◆ Aim
Exclude images, then output the remaining data verbatim.
########
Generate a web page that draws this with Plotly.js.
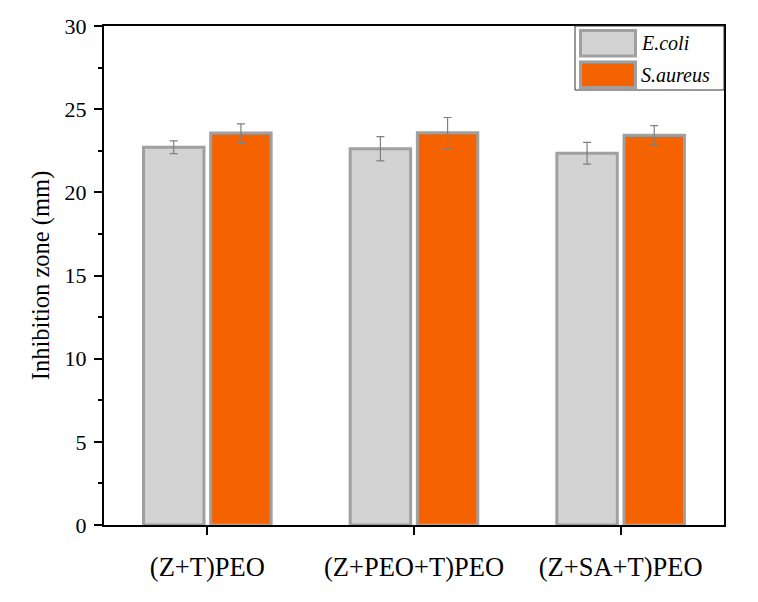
<!DOCTYPE html>
<html>
<head>
<meta charset="utf-8">
<script src="https://cdn.plot.ly/plotly-3.0.1.min.js"></script>
<style>html,body{margin:0;padding:0;background:#fff;}#chart{width:758px;height:602px;}</style>
</head>
<body>
<div id="chart"></div>
<script>
const categories = ["(Z+T)PEO", "(Z+PEO+T)PEO", "(Z+SA+T)PEO"];
const seriesNames = ["E.coli", "S.aureus"];
const ecoliValues = [22.71, 22.62, 22.35];
const ecoliErrors = [0.38, 0.73, 0.65];
const aureusValues = [23.56, 23.58, 23.43];
const aureusErrors = [0.56, 0.92, 0.58];
const yTickValues = [0, 5, 10, 15, 20, 25, 30];

const W = 758, H = 602;
const M = {l: 104, r: 34, t: 26, b: 77};
const PW = W - M.l - M.r, PH = H - M.t - M.b;
const px = x => (x - M.l) / PW;
const py = y => (H - M.b - y) / PH;

const FONT = "'Liberation Serif'";
const GRAY_FILL = "#d3d3d3", ORANGE_FILL = "#f56200", EDGE = "#a0a0a0";

const traces = [
  {
    type: "bar", name: seriesNames[0], x: categories, y: ecoliValues,
    marker: {color: GRAY_FILL, line: {color: EDGE, width: 3}},
    error_y: {type: "data", array: ecoliErrors, visible: true, color: "#808080", thickness: 1.2, width: 4},
    showlegend: false
  },
  {
    type: "bar", name: seriesNames[1], x: categories, y: aureusValues,
    marker: {color: ORANGE_FILL, line: {color: EDGE, width: 3}},
    error_y: {type: "data", array: aureusErrors, visible: true, color: "#808080", thickness: 1.2, width: 4},
    showlegend: false
  }
];

// custom legend (box, swatches, labels)
const shapes = [
  {type: "rect", xref: "paper", yref: "paper", x0: px(575), x1: px(724), y0: py(90), y1: py(26),
   line: {color: "#333", width: 1}, fillcolor: "#fff", layer: "above"},
  {type: "rect", xref: "paper", yref: "paper", x0: px(580.5), x1: px(635.5), y0: py(56), y1: py(30.5),
   line: {color: EDGE, width: 3}, fillcolor: GRAY_FILL, layer: "above"},
  {type: "rect", xref: "paper", yref: "paper", x0: px(580.5), x1: px(635.5), y0: py(87.5), y1: py(62),
   line: {color: EDGE, width: 3}, fillcolor: ORANGE_FILL, layer: "above"}
];
const annotations = [
  {xref: "paper", yref: "paper", x: px(639), y: py(43), xanchor: "left", yanchor: "middle",
   text: "<i>" + seriesNames[0] + "</i>", showarrow: false, font: {family: FONT, size: 20, color: "#000"}},
  {xref: "paper", yref: "paper", x: px(639), y: py(75), xanchor: "left", yanchor: "middle",
   text: "<i>" + seriesNames[1] + "</i>", showarrow: false, font: {family: FONT, size: 20, color: "#000"}}
];

const layout = {
  width: W, height: H,
  margin: M,
  paper_bgcolor: "#fff", plot_bgcolor: "#fff",
  font: {family: FONT, color: "#000"},
  barmode: "group",
  bargap: 0.35,
  bargroupgap: 0.1,
  showlegend: false,
  xaxis: {
    type: "category", range: [-0.5, 2.5],
    showline: true, linecolor: "#000", linewidth: 2, mirror: true,
    ticks: "outside", ticklen: 8, tickwidth: 2, tickcolor: "#000",
    tickfont: {family: FONT, size: 26.5, color: "#000"},
    ticklabelstandoff: 9,
    showgrid: false, zeroline: false
  },
  yaxis: {
    range: [0, 30], tickvals: yTickValues,
    showline: true, linecolor: "#000", linewidth: 2, mirror: true,
    ticks: "outside", ticklen: 8, tickwidth: 2, tickcolor: "#000",
    minor: {dtick: 2.5, ticks: "outside", ticklen: 4, tickwidth: 2, tickcolor: "#000", showgrid: false},
    tickfont: {family: FONT, size: 22, color: "#000"},
    ticklabelstandoff: 3,
    title: {text: "Inhibition zone (mm)", font: {family: FONT, size: 24.5, color: "#000"}, standoff: 8},
    showgrid: false, zeroline: false
  },
  shapes: shapes,
  annotations: annotations
};

Plotly.newPlot("chart", traces, layout, {displayModeBar: false, staticPlot: true});
</script>
</body>
</html>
########
◆ Exercise result
Generate a web page that draws this with Plotly.js.
<!DOCTYPE html>
<html>
<head>
<meta charset="utf-8">
<script src="https://cdn.plot.ly/plotly-3.0.1.min.js"></script>
<style>html,body{margin:0;padding:0;background:#fff;}#chart{width:758px;height:602px;}</style>
</head>
<body>
<div id="chart"></div>
<script>
const categories = ["(Z+T)PEO", "(Z+PEO+T)PEO", "(Z+SA+T)PEO"];
const seriesNames = ["E.coli", "S.aureus"];
const ecoliValues = [22.71, 22.62, 22.35];
const ecoliErrors = [0.38, 0.73, 0.65];
const aureusValues = [23.56, 23.58, 23.43];
const aureusErrors = [0.56, 0.92, 0.58];
const yTickValues = [0, 5, 10, 15, 20, 25, 30];

const W = 758, H = 602;
const M = {l: 104, r: 34, t: 26, b: 77};
const PW = W - M.l - M.r, PH = H - M.t - M.b;
const px = x => (x - M.l) / PW;
const py = y => (H - M.b - y) / PH;

const FONT = "'Liberation Serif'";
const GRAY_FILL = "#d3d3d3", ORANGE_FILL = "#f56200", EDGE = "#a0a0a0";

const traces = [
  {
    type: "bar", name: seriesNames[0], x: categories, y: ecoliValues,
    marker: {color: GRAY_FILL, line: {color: EDGE, width: 3}},
    error_y: {type: "data", array: ecoliErrors, visible: true, color: "#808080", thickness: 1.2, width: 4},
    showlegend: false
  },
  {
    type: "bar", name: seriesNames[1], x: categories, y: aureusValues,
    marker: {color: ORANGE_FILL, line: {color: EDGE, width: 3}},
    error_y: {type: "data", array: aureusErrors, visible: true, color: "#808080", thickness: 1.2, width: 4},
    showlegend: false
  }
];

// custom legend (box, swatches, labels)
const shapes = [
  {type: "rect", xref: "paper", yref: "paper", x0: px(575), x1: px(724), y0: py(90), y1: py(26),
   line: {color: "#333", width: 1}, fillcolor: "#fff", layer: "above"},
  {type: "rect", xref: "paper", yref: "paper", x0: px(580.5), x1: px(635.5), y0: py(56), y1: py(30.5),
   line: {color: EDGE, width: 3}, fillcolor: GRAY_FILL, layer: "above"},
  {type: "rect", xref: "paper", yref: "paper", x0: px(580.5), x1: px(635.5), y0: py(87.5), y1: py(62),
   line: {color: EDGE, width: 3}, fillcolor: ORANGE_FILL, layer: "above"}
];
const annotations = [
  {xref: "paper", yref: "paper", x: px(639), y: py(43), xanchor: "left", yanchor: "middle",
   text: "<i>" + seriesNames[0] + "</i>", showarrow: false, font: {family: FONT, size: 20, color: "#000"}},
  {xref: "paper", yref: "paper", x: px(639), y: py(75), xanchor: "left", yanchor: "middle",
   text: "<i>" + seriesNames[1] + "</i>", showarrow: false, font: {family: FONT, size: 20, color: "#000"}}
];

const layout = {
  width: W, height: H,
  margin: M,
  paper_bgcolor: "#fff", plot_bgcolor: "#fff",
  font: {family: FONT, color: "#000"},
  barmode: "group",
  bargap: 0.35,
  bargroupgap: 0.1,
  showlegend: false,
  xaxis: {
    type: "category", range: [-0.5, 2.5],
    showline: true, linecolor: "#000", linewidth: 2, mirror: true,
    ticks: "outside", ticklen: 8, tickwidth: 2, tickcolor: "#000",
    tickfont: {family: FONT, size: 26.5, color: "#000"},
    ticklabelstandoff: 9,
    showgrid: false, zeroline: false
  },
  yaxis: {
    range: [0, 30], tickvals: yTickValues,
    showline: true, linecolor: "#000", linewidth: 2, mirror: true,
    ticks: "outside", ticklen: 8, tickwidth: 2, tickcolor: "#000",
    minor: {dtick: 2.5, ticks: "outside", ticklen: 4, tickwidth: 2, tickcolor: "#000", showgrid: false},
    tickfont: {family: FONT, size: 22, color: "#000"},
    ticklabelstandoff: 3,
    title: {text: "Inhibition zone (mm)", font: {family: FONT, size: 24.5, color: "#000"}, standoff: 8},
    showgrid: false, zeroline: false
  },
  shapes: shapes,
  annotations: annotations
};

Plotly.newPlot("chart", traces, layout, {displayModeBar: false, staticPlot: true});
</script>
</body>
</html>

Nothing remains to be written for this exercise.